Regardless, the young pastor gave them sandwiches as well, and even invited them to come to his Church if they would like. Sadly, the reality is most of the time when we as pastors and priests invite anyone to come to Church the answer we receive is, “thank you Der Hayr or pastor, we’ll think about it, or we’ll try” yet, majority never come. In the same way, one of the cross-dressing prostitutes said to the pastor, “thank you pastor, I’ll think about it.” Weeks passed, months passed, and the pastor continued with his ministry, occasionally driving down the street where he had handed out a meal and an invitation. One day, while delivering his homily, he saw a couple of new women quietly walking in and sitting in the very back of the Church. No one gave notice or anything, but the pastor made a mental note to go up after the service and introduce himself. As he went up to them and extended his hand, he recognized these women as the cross-dressing prostitutes. One of them came up to the pastor and said they had accepted his invitation and came to see the Church. And while the pastor struck up a conversation with them, from the side he noticed (and pastors notice a lot of things) that some people were looking at these prostitutes with disgust and rejection. It was only natural because regardless of their appearance or homeless stature, majority of society does not associate with prostitutes or drug abusers. When the prostitutes had left the Church and had said they would return soon, one of the parishioners came up to the pastor and asked, “what did they want? Money?” The pastor said “no, they were searching for God and want this Church to be their home.” The parishioners surprised and alarmed asked, “does that mean they are coming back?” To which the pastor responded, “let us pray they do.”

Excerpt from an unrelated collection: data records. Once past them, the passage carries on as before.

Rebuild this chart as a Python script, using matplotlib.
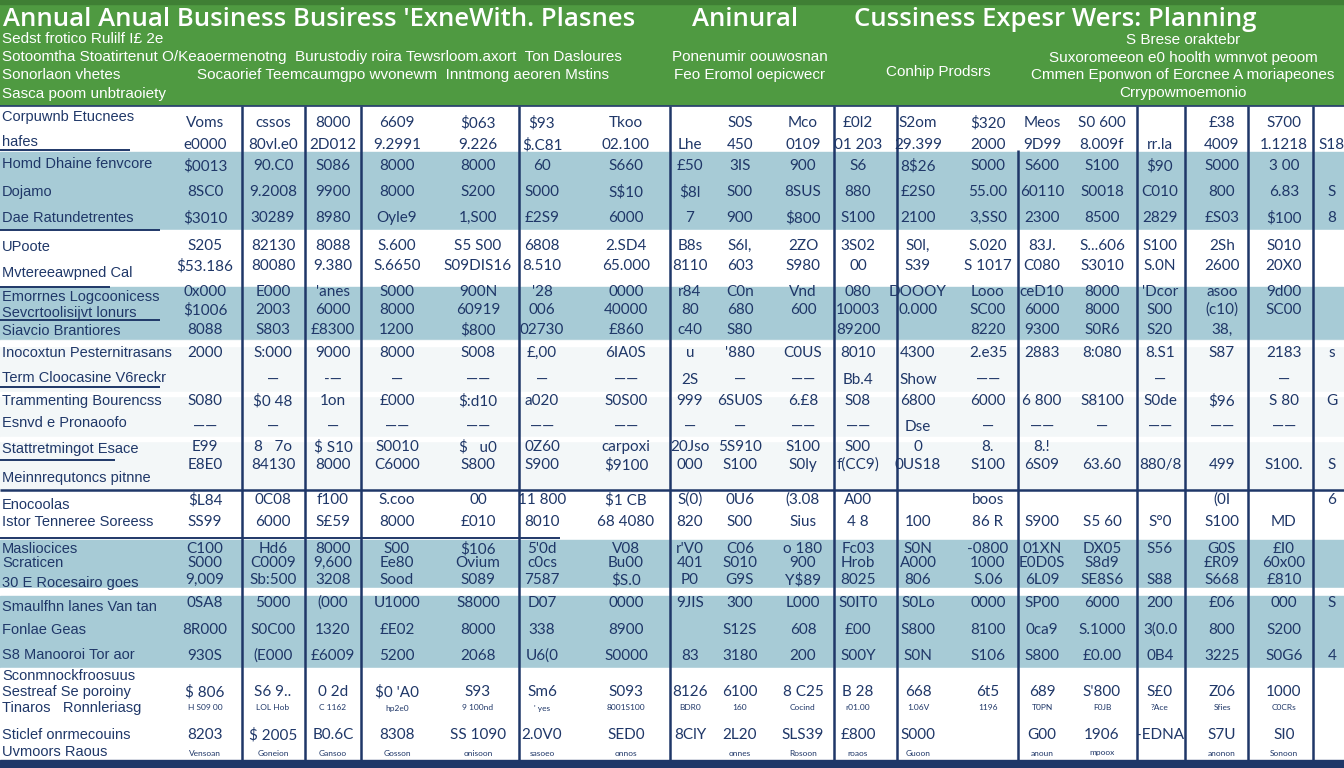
"""
Annual business expense planning sheet - table drawn as a picture
"""

import matplotlib
matplotlib.use("Agg")
import matplotlib.pyplot as plt


GREEN = "#4f9a41"
GREEN_DARK = "#3f7f34"
BLUE_BAND = "#a7cbd6"
WHITE_BAND = "#f3f7f8"
NAVY = "#1f3768"

TITLE_LEFT = "Annual Anual Business Busiress 'ExneWith. Plasnes"
TITLE_MID = "Aninural"
TITLE_RIGHT = "Cussiness Expesr Wers: Planning"

SUBTITLES_LEFT = [
    "Sedst frotico Rulilf I£ 2e",
    "Sotoomtha Stoatirtenut O/Keaoermenotng  Burustodiy roira Tewsrloom.axort  Ton Dasloures",
    "Sonorlaon vhetes",
    "Sasca poom unbtraoiety",
]
SUBTITLE_MID_LEFT = "Socaorief Teemcaumgpo wvonewm  Inntmong aeoren Mstins"
SUBTITLES_RIGHT_A = ["Ponenumir oouwosnan", "Feo Eromol oepicwecr"]
SUBTITLE_PRODUCTS = "Conhip Prodsrs"
SUBTITLES_RIGHT_B = [
    "S Brese oraktebr",
    "Suxoromeeon e0 hoolth wmnvot peoom",
    "Cmmen Eponwon of Eorcnee A moriapeones",
    "Crrypowmoemonio",
]

ROW_LABELS = [
    "Corpuwnb Etucnees", "hafes", "Homd Dhaine fenvcore", "Dojamo",
    "Dae Ratundetrentes", "UPoote", "Mvtereeawpned Cal", "Emorrnes Logcoonicess",
    "Sevcrtoolisijvt lonurs", "Siavcio Brantiores", "Inocoxtun Pesternitrasans",
    "Term Cloocasine V6reckr", "Trammenting Bourencss", "Esnvd e Pronaoofo",
    "Stattretmingot Esace", "Meinnrequtoncs pitnne", "Enocoolas",
    "Istor Tenneree Soreess", "Masliocices", "Scraticen", "30 E Rocesairo goes",
    "Smaulfhn lanes Van tan", "Fonlae Geas", "S8 Manooroi Tor aor",
    "Sconmnockfroosuus", "Sestreaf Se poroiny", "Tinaros   Ronnleriasg",
    "Sticlef onrmecouins", "Uvmoors Raous",
]

VALUES = [
    ["Voms", "cssos", "8000", "6609", "$063", "$93", "Tkoo", "", "S0S", "Mco", "£0l2", "S2om", "$320", "Meos", "S0 600", "", "£38", "S700", ""],
    ["e0000", "80vl.e0", "2D012", "9.2991", "9.226", "$.C81", "02.100", "Lhe", "450", "0109", "01 203", "29.399", "2000", "9D99", "8.009f", "rr.la", "4009", "1.1218", "S18"],
    ["$0013", "90.C0", "S086", "8000", "8000", "60", "S660", "£50", "3IS", "900", "S6", "8$26", "S000", "S600", "S100", "$90", "S000", "3 00", ""],
    ["8SC0", "9.2008", "9900", "8000", "S200", "S000", "S$10", "$8l", "S00", "8SUS", "880", "£2S0", "55.00", "60110", "S0018", "C010", "800", "6.83", "S"],
    ["$3010", "30289", "8980", "Oyle9", "1,S00", "£2S9", "6000", "7", "900", "$800", "S100", "2100", "3,SS0", "2300", "8500", "2829", "£S03", "$100", "8"],
    ["S205", "82130", "8088", "S.600", "S5 S00", "6808", "2.SD4", "B8s", "S6l,", "2ZO", "3S02", "S0l,", "S.020", "83J.", "S...606", "S100", "2Sh", "S010", ""],
    ["$53.186", "80080", "9.380", "S.6650", "S09DIS16", "8.510", "65.000", "8110", "603", "S980", "00", "S39", "S 1017", "C080", "S3010", "S.0N", "2600", "20X0", ""],
    ["0x000", "E000", "'anes", "S000", "900N", "'28", "0000", "r84", "C0n", "Vnd", "080", "DOOOY", "Looo", "ceD10", "8000", "'Dcor", "asoo", "9d00", ""],
    ["$1006", "2003", "6000", "8000", "60919", "006", "40000", "80", "680", "600", "10003", "0.000", "SC00", "6000", "8000", "S00", "(c10)", "SC00", ""],
    ["8088", "S803", "£8300", "1200", "$800", "02730", "£860", "c40", "S80", "", "89200", "", "8220", "9300", "S0R6", "S20", "38,", "", ""],
    ["2000", "S:000", "9000", "8000", "S008", "£,00", "6IA0S", "u", "'880", "C0US", "8010", "4300", "2.e35", "2883", "8:080", "8.S1", "S87", "2183", "s"],
    ["", "—", "-—", "—", "——", "—", "——", "2S", "—", "——", "Bb.4", "Show", "——", "", "", "—", "", "—", ""],
    ["S080", "$0 48", "1on", "£000", "$:d10", "a020", "S0S00", "999", "6SU0S", "6.£8", "S08", "6800", "6000", "6 800", "S8100", "S0de", "$96", "S 80", "G"],
    ["——", "—", "—", "——", "——", "——", "——", "—", "—", "——", "——", "Dse", "—", "——", "—", "——", "——", "——", ""],
    ["E99", "8   7o", "$ S10", "S0010", "$   u0", "0Z60", "carpoxi", "20Jso", "5S910", "S100", "S00", "0", "8.", "8.!", "", "", "", "", ""],
    ["E8E0", "84130", "8000", "C6000", "S800", "S900", "$9100", "000", "S100", "S0ly", "f(CC9)", "0US18", "S100", "6S09", "63.60", "880/8", "499", "S100.", "S"],
    ["$L84", "0C08", "f100", "S.coo", "00", "11 800", "$1 CB", "S(0)", "0U6", "(3.08", "A00", "", "boos", "", "", "", "(0I", "", "6"],
    ["SS99", "6000", "S£59", "8000", "£010", "8010", "68 4080", "820", "S00", "Sius", "4 8", "100", "86 R", "S900", "S5 60", "S°0", "S100", "MD", ""],
    ["C100", "Hd6", "8000", "S00", "$106", "5'0d", "V08", "r'V0", "C06", "o 180", "Fc03", "S0N", "-0800", "01XN", "DX05", "S56", "G0S", "£I0", ""],
    ["S000", "C0009", "9,600", "Ee80", "Ovium", "c0cs", "Bu00", "401", "S010", "900", "Hrob", "A000", "1000", "E0D0S", "S8d9", "", "£R09", "60x00", ""],
    ["9,009", "Sb:500", "3208", "Sood", "S089", "7587", "$S.0", "P0", "G9S", "Y$89", "8025", "806", "S.06", "6L09", "SE8S6", "S88", "S668", "£810", ""],
    ["0SA8", "5000", "(000", "U1000", "S8000", "D07", "0000", "9JIS", "300", "L000", "S0IT0", "S0Lo", "0000", "SP00", "6000", "200", "£06", "000", "S"],
    ["8R000", "S0C00", "1320", "£E02", "8000", "338", "8900", "", "S12S", "608", "£00", "S800", "8100", "0ca9", "S.1000", "3(0.0", "800", "S200", ""],
    ["930S", "(E000", "£6009", "5200", "2068", "U6(0", "S0000", "83", "3180", "200", "S00Y", "S0N", "S106", "S800", "£0.00", "0B4", "3225", "S0G6", "4"],
    ["$ 806", "S6 9..", "0 2d", "$0 'A0", "S93", "Sm6", "S093", "8126", "6100", "8 C25", "B 28", "668", "6t5", "689", "S'800", "S£0", "Z06", "1000", ""],
    ["H S09 00", "LOL Hob", "C 1162", "hp2e0", "9 100nd", "' yes", "8001S100", "BDR0", "160", "Cocind", "r01.00", "1.06V", "1196", "T0PN", "F0JB", "?Ace", "Sfies", "C0CRs", ""],
    ["8203", "$ 2005", "B0.6C", "8308", "SS 1090", "2.0V0", "SED0", "8ClY", "2L20", "SLS39", "£800", "S000", "", "G00", "1906", "-EDNA", "S7U", "SI0", ""],
    ["Vensoan", "Goneion", "Gansoo", "Gosson", "onisoon", "sasoeo", "onnos", "", "onnes", "Rosoon", "roaos", "Guoon", "", "anoun", "mpoox", "", "anonon", "Sonoon", ""],
]

# layout (pixel coordinates on a 1344 x 768 canvas)
LABEL_Y = [117, 142, 164, 192, 218, 247, 273, 297, 313, 331, 353, 378, 401, 423,
           449, 478, 505, 522, 549, 563, 583, 607, 630, 655, 676, 692, 708, 735, 752]
VALUE_Y = [123, 145, 166, 192, 218, 246, 266, 292, 310, 330, 353, 380, 401, 427,
           447, 465, 500, 522, 549, 563, 580, 603, 630, 656, 692, 708, 735, 753]
SMALL_ROWS = {25, 27}
VALUE_X = [205, 273, 333, 397, 478, 542, 626, 690, 740, 803, 858, 918, 988,
           1042, 1102, 1160, 1222, 1284, 1332]
COL_LINES = [242, 305, 361, 519, 670, 834, 897, 1137, 1185, 1248, 1313]
BANDS = [
    (106, 152, "white"), (152, 230, BLUE_BAND), (230, 287, "white"),
    (287, 340, BLUE_BAND), (340, 490, WHITE_BAND), (490, 540, "white"),
    (540, 588, BLUE_BAND), (588, 596, "white"), (596, 668, BLUE_BAND),
    (668, 760, "white"),
]

fig = plt.figure(figsize=(13.44, 7.68), dpi=100)
ax = fig.add_axes([0, 0, 1, 1])
ax.set_xlim(0, 1344)
ax.set_ylim(768, 0)
ax.axis("off")

# header
ax.axhspan(0, 106, color=GREEN, zorder=0)
ax.axhspan(0, 4, color=GREEN_DARK, zorder=0)

for y0, y1, c in BANDS:
    ax.axhspan(y0, y1, color=c, zorder=0)
ax.axhspan(760, 768, color=NAVY, zorder=0)

# lighter stripes inside the grey block
for y0, y1 in [(341, 346), (392, 396), (437, 441)]:
    ax.axhspan(y0, y1, color="white", zorder=0.5)

ax.vlines(COL_LINES, 106, 760, color=NAVY, linewidth=1.8, zorder=3)
ax.vlines([1018], 150, 760, color=NAVY, linewidth=1.8, zorder=3)
ax.hlines([106], 0, 1344, color=NAVY, linewidth=1.2, zorder=3)
ax.hlines([490], 0, 1344, color=NAVY, linewidth=1.8, zorder=3)
ax.hlines([538], 0, 560, color=NAVY, linewidth=1.4, zorder=3)
for y, x1 in [(150, 130), (230, 160), (287, 110), (320, 160), (387, 160), (460, 115)]:
    ax.hlines(y, 0, x1, color=NAVY, linewidth=1.4, zorder=3)

# titles
title_font = ["Open Sans", "DejaVu Sans"]
narrow_font = ["Liberation Sans Narrow", "Liberation Sans", "DejaVu Sans"]
ax.text(3, 20, TITLE_LEFT, color="white", fontsize=18.5, fontweight="semibold",
        family=title_font, va="center", ha="left")
ax.text(745, 20, TITLE_MID, color="white", fontsize=18.5, fontweight="semibold",
        family=title_font, va="center", ha="center")
ax.text(1055, 20, TITLE_RIGHT, color="white", fontsize=18.5, fontweight="semibold",
        family=title_font, va="center", ha="center")

for text, y in zip(SUBTITLES_LEFT, [39, 57, 75, 94]):
    ax.text(2, y, text, color="white", fontsize=11, family=narrow_font,
            va="center", ha="left")
ax.text(197, 75, SUBTITLE_MID_LEFT, color="white", fontsize=11,
        family=narrow_font, va="center", ha="left")
for text, y in zip(SUBTITLES_RIGHT_A, [57, 75]):
    ax.text(750, y, text, color="white", fontsize=11, family=narrow_font,
            va="center", ha="center")
ax.text(938, 72, SUBTITLE_PRODUCTS, color="white", fontsize=11,
        family=narrow_font, va="center", ha="center")
for text, y in zip(SUBTITLES_RIGHT_B, [40, 58, 75, 93]):
    ax.text(1183, y, text, color="white", fontsize=11, family=narrow_font,
            va="center", ha="center")

# row labels
for text, y in zip(ROW_LABELS, LABEL_Y):
    ax.text(2, y, text, color=NAVY, fontsize=10.5, family=narrow_font,
            va="center", ha="left", zorder=4)

# cell values
value_font = ["Lato", "DejaVu Sans"]
for i, (row, y) in enumerate(zip(VALUES, VALUE_Y)):
    size = 6 if i in SMALL_ROWS else 11
    for x, val in zip(VALUE_X, row):
        if val:
            ax.text(x, y, val, color=NAVY, fontsize=size, family=value_font,
                    va="center", ha="center", zorder=4)

fig.savefig("out.png", dpi=100)
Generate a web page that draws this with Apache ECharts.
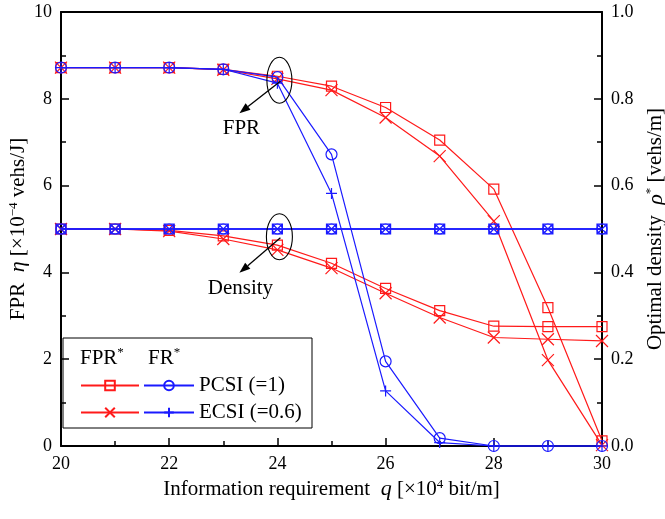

My dear brothers and sisters, in 2 Corinthians we read, “What agreement has the temple of God with idols? For we are the temple of the living God… beloved, let us cleanse ourselves from every defilement of body and spirit, and make holiness perfect in the fear of God.” As Christian’s and as children of God, we are called to be cleansed from every defilement – such as hatred, perversion, malice, lust, bigotry, superstitions, laziness, etc. We are called to confession, repentance, and Holy communion by which God cleanses us of those vices and passions and makes us into His temple. However, I wonder, how would we behave towards prostitutes, criminals, the homeless, those considered on the bottom of the totem pole of society if they walked into our Church today? Perhaps it’s difficult to be accepting of individuals like that as there might be a danger of what they will do such as they might have a weapon, etc.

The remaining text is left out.